Given material -

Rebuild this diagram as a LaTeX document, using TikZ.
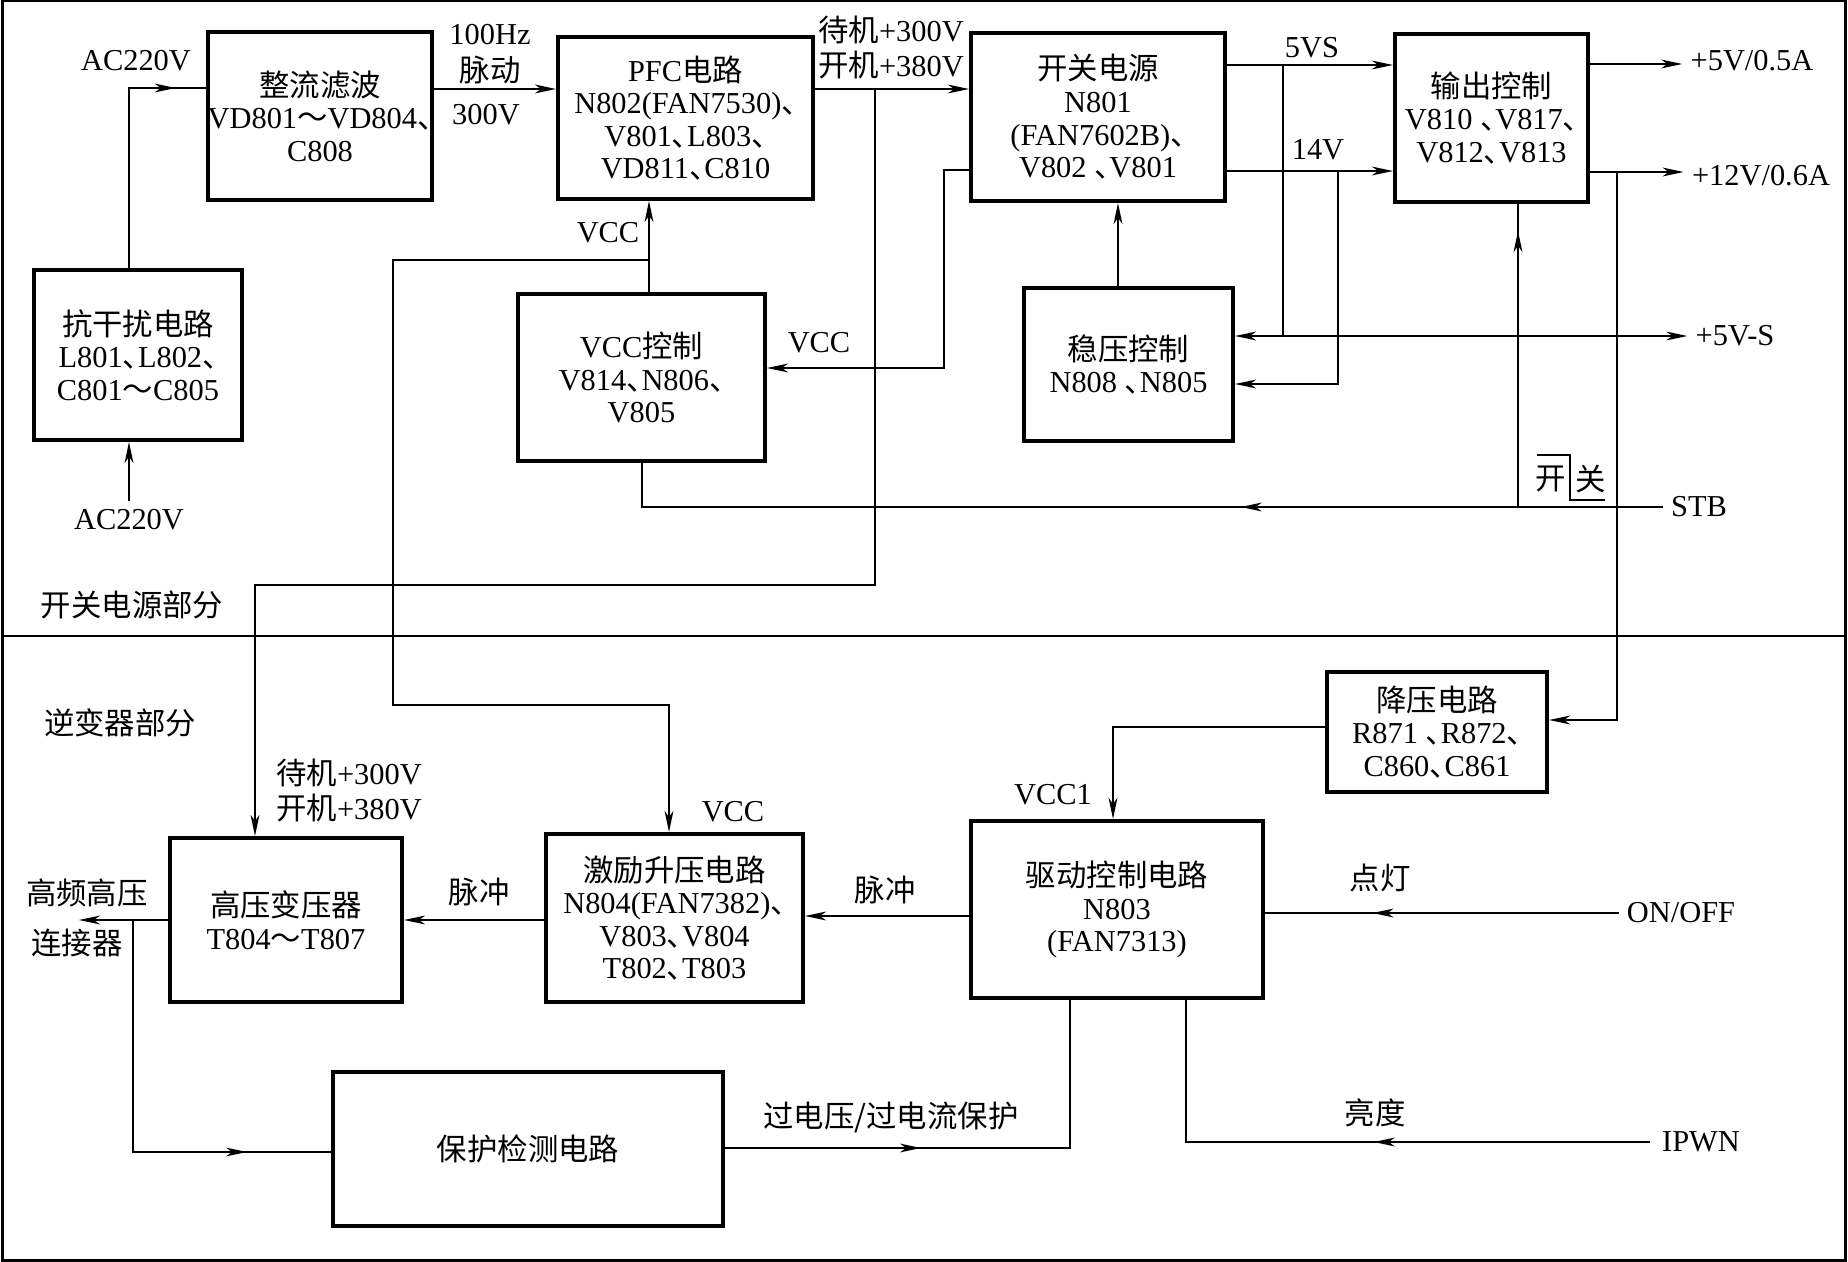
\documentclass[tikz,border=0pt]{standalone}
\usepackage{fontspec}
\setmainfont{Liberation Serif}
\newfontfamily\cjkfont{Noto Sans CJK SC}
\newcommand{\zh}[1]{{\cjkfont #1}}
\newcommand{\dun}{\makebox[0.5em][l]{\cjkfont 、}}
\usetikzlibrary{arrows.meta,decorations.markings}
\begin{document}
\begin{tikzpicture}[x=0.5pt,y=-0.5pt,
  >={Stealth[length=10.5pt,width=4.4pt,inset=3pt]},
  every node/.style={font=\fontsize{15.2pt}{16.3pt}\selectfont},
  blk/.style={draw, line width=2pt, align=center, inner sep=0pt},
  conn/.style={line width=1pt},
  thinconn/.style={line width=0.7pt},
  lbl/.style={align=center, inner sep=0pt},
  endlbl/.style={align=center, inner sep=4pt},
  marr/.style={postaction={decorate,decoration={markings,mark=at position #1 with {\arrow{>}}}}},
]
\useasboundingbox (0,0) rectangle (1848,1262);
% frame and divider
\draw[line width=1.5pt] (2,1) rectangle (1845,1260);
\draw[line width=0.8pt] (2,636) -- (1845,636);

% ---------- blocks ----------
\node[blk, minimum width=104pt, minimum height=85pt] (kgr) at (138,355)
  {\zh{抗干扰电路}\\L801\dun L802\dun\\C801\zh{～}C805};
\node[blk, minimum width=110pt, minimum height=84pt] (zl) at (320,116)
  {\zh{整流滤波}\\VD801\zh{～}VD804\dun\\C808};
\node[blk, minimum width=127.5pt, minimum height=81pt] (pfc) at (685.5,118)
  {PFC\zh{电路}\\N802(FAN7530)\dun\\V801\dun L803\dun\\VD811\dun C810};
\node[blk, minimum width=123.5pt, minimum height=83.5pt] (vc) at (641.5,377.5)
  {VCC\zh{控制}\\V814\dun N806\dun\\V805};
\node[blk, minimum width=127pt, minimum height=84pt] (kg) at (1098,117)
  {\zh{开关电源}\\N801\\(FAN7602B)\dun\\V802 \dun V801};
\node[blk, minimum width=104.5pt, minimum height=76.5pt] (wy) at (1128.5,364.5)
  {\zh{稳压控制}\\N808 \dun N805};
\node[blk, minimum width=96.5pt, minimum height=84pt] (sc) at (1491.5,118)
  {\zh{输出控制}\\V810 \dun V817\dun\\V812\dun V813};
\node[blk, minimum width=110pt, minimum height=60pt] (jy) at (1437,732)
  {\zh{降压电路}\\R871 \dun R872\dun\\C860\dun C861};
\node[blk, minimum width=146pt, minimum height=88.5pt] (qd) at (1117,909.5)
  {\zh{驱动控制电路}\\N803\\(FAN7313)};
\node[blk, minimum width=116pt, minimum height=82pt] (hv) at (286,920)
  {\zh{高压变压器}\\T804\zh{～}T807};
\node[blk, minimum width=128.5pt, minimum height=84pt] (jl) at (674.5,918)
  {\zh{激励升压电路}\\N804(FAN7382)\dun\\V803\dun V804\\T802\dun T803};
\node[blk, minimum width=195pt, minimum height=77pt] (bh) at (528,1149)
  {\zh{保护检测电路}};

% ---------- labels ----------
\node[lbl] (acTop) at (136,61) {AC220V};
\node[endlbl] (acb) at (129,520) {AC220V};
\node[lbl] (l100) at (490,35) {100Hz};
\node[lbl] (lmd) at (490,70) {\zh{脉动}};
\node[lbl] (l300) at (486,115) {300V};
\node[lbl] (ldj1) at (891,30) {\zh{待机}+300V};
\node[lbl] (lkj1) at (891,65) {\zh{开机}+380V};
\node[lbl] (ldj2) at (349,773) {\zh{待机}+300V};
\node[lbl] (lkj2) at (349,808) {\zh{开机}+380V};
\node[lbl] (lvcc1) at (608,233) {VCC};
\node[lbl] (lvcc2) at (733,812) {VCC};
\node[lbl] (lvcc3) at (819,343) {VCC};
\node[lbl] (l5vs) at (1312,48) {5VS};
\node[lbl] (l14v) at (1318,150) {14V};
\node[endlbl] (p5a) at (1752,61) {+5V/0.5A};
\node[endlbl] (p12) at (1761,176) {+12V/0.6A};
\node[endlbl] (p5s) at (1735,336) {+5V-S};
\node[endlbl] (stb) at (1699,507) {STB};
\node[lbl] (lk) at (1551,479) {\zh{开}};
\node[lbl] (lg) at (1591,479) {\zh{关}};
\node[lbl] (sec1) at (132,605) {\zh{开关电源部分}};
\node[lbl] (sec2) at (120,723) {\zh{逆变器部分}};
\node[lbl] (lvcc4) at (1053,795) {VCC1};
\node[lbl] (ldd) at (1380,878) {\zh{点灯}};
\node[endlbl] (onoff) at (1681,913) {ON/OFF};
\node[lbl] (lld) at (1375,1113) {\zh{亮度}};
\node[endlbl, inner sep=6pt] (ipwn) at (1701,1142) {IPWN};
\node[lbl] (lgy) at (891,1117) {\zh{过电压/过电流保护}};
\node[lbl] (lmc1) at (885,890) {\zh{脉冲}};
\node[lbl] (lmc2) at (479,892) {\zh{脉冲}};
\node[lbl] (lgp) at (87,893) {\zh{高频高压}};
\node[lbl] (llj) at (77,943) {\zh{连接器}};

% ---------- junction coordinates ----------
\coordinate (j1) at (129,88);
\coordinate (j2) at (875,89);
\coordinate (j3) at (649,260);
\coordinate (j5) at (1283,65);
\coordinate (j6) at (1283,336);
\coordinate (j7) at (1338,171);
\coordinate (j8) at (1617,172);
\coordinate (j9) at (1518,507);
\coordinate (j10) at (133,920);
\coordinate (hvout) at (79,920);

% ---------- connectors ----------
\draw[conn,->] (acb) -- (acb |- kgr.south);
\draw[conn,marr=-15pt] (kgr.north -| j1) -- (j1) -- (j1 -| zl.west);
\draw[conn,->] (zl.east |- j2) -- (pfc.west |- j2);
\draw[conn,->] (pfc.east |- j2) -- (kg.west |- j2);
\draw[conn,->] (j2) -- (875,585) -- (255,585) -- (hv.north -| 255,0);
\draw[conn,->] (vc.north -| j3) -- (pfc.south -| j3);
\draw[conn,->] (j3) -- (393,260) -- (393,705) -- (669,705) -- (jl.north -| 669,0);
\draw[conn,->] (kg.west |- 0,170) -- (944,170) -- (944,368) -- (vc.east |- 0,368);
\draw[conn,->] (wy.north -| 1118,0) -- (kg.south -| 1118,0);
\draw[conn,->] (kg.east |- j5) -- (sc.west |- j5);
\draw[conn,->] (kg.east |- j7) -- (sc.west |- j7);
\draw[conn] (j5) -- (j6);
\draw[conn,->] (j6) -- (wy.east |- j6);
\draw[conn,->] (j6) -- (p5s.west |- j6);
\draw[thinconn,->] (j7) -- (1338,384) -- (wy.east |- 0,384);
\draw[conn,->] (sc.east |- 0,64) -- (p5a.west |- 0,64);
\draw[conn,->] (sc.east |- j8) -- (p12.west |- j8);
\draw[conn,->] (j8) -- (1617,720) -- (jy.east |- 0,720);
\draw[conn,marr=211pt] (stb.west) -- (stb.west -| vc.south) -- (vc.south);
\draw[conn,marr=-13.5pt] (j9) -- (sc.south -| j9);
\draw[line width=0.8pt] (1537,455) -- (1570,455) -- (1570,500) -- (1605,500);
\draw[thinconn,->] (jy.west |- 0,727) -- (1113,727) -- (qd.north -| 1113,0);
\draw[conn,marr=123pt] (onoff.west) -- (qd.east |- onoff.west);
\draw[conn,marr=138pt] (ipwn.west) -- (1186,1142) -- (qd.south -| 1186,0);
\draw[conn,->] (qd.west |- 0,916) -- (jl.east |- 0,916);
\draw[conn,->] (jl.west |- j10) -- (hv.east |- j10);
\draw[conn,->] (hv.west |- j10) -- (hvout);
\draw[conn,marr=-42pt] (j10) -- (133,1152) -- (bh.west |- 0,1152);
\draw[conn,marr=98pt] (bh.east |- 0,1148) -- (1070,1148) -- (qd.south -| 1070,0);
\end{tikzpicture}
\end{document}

Written instruction -
Write out exactly the lines between the start of the data and the line with "(2,636) -- (1845,636);", including both, but none of the pictures.

Worked solution -
Rebuild this diagram as a LaTeX document, using TikZ.
\documentclass[tikz,border=0pt]{standalone}
\usepackage{fontspec}
\setmainfont{Liberation Serif}
\newfontfamily\cjkfont{Noto Sans CJK SC}
\newcommand{\zh}[1]{{\cjkfont #1}}
\newcommand{\dun}{\makebox[0.5em][l]{\cjkfont 、}}
\usetikzlibrary{arrows.meta,decorations.markings}
\begin{document}
\begin{tikzpicture}[x=0.5pt,y=-0.5pt,
  >={Stealth[length=10.5pt,width=4.4pt,inset=3pt]},
  every node/.style={font=\fontsize{15.2pt}{16.3pt}\selectfont},
  blk/.style={draw, line width=2pt, align=center, inner sep=0pt},
  conn/.style={line width=1pt},
  thinconn/.style={line width=0.7pt},
  lbl/.style={align=center, inner sep=0pt},
  endlbl/.style={align=center, inner sep=4pt},
  marr/.style={postaction={decorate,decoration={markings,mark=at position #1 with {\arrow{>}}}}},
]
\useasboundingbox (0,0) rectangle (1848,1262);
% frame and divider
\draw[line width=1.5pt] (2,1) rectangle (1845,1260);
\draw[line width=0.8pt] (2,636) -- (1845,636);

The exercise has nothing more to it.